◆ **Supplied data**

......

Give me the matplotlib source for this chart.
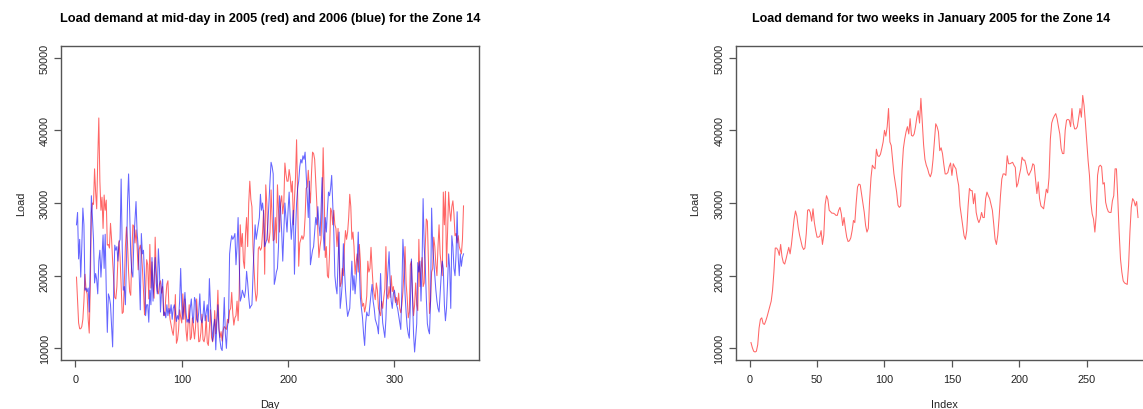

......

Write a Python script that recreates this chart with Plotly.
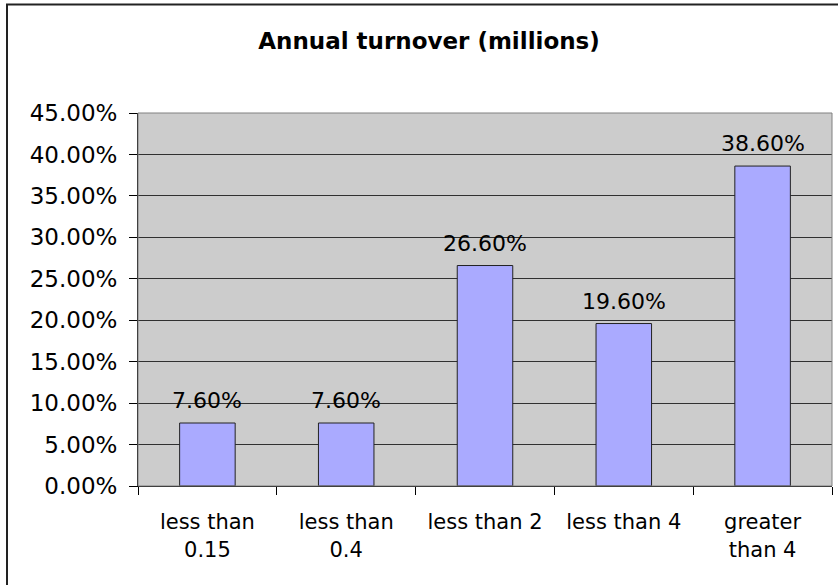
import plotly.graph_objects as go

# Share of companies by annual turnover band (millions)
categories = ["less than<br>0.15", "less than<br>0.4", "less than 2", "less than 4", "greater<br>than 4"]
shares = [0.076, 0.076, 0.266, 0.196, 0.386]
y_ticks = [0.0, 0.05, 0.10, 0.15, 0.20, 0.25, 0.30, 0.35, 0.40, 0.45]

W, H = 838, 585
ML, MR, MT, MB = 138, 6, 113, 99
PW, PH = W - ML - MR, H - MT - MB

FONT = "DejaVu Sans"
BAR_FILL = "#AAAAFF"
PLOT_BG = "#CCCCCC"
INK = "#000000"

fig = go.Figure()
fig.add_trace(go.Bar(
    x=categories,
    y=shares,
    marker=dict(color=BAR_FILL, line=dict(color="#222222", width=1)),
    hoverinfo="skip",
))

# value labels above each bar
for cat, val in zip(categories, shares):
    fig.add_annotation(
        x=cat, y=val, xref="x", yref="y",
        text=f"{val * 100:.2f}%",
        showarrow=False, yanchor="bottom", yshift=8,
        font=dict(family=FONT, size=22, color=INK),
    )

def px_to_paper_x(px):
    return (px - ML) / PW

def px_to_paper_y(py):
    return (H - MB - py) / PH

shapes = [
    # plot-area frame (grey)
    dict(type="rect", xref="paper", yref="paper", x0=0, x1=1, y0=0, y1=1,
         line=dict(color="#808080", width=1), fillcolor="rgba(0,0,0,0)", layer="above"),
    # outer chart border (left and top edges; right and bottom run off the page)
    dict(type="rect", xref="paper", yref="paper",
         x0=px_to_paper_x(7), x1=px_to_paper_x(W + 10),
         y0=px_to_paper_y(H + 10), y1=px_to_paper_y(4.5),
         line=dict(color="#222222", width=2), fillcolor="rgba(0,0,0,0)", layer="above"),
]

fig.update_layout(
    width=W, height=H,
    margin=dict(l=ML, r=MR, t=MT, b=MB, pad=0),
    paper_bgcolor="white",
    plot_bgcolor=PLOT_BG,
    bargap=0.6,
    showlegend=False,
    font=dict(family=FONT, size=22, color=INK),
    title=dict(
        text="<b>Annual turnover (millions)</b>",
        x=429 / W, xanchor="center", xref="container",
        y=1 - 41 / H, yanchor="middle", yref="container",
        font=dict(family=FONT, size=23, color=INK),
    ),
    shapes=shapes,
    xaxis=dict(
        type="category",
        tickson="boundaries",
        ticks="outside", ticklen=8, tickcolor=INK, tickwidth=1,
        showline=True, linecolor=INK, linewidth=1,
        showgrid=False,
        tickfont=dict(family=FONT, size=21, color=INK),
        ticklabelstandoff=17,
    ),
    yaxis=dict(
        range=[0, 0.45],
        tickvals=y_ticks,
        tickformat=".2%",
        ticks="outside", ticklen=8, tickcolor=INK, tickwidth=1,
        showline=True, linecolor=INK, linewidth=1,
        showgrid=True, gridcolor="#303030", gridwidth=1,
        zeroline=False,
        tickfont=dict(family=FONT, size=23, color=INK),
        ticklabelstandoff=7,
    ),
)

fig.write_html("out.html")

......

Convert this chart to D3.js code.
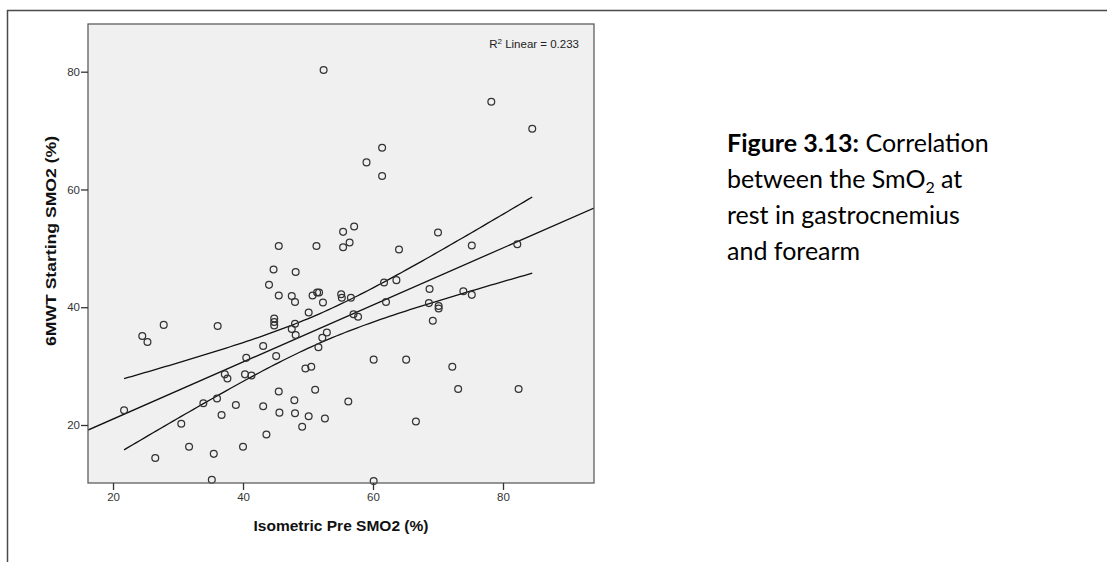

......

◆ **Task to complete**
Every line holding "chart" should be copied out.

◆ **Output of the task**
Give me the matplotlib source for this chart.
Write a Python script that recreates this chart with Plotly.
    # outer chart border (left and top edges; right and bottom run off the page)
Convert this chart to D3.js code.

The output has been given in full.